Marsh does not try to chart the exact way out of current money tyrannies but writes: “We can rewind economy based on trade relationships to a point where many will again benefit from it, by debt jubilee, financial collapse or other, or we can create a new post-industrial economy that benefits all members of society and supports the roles society needs.”
What Marsh calls approval economy is a system where an individual is able to contribute to society and receive benefit from it, “through a living and immediate social contract.” This kind of living was instinctly imagined by many members of the occupy movements. They had long known that the political establishment with its political parties had started to live their own separate lives. “You don’t represent us”, was one of the slogans of the Spanish indignados. They would agree with Marsh when she writes that the current power systems open the way to sociopathic leaders. Military and corporate interests distort real human values.
In a different kind of society membership in many overlapping affinity groups would help people to live less stressful lives than in the current trade economies which cannot create networks of mutually approved societal roles.

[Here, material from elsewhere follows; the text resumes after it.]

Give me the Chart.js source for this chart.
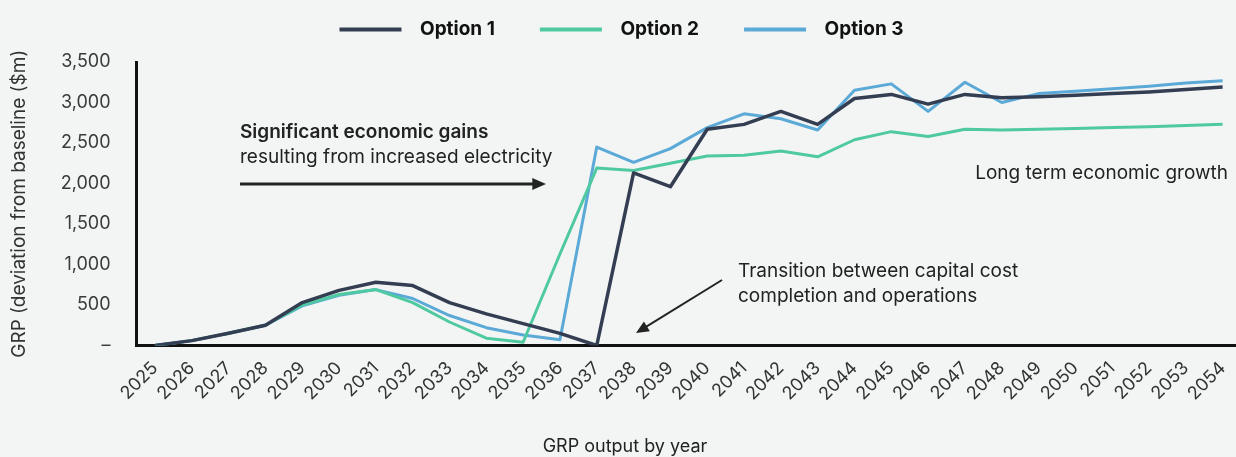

Through their personal lives outside trade economies people understand the meaning of mutual solidarity. Families, voluntary groups and cooperatives offer opportunities for the expression of real human values. In many countries the collapse of capitalist economy has immediately triggered community reactions revealing the true nature of human imagination and resourcefulness.
Without hierarchies work communities can develop rewarding work experiences. Expertise levels naturally vary but a non-hierarchic system guarantees that superior knowledge is not used as a way of acquiring power. Marsh puts it like this: “Transparency allows every user of the system to explain to anyone interested in what is being developed and why, how to contribute and any other information new users require. Transparency allows users to act as the knowledge bridges to train new users.”
A society liberated from corporate tyrannies would give people opportunities to freely develop their skills and interests. Ideas should be freely shared and not caged in copyright systems and commercial secrets. Society can only progress if all available knowledge belongs to everybody.
Marsh writes: “We now have the power to release the unnatural bindings that have us trapped in this horrible unnatural system of governance.” And: “Everything we need for a natural fulfilling society exists now, we only need to release it.”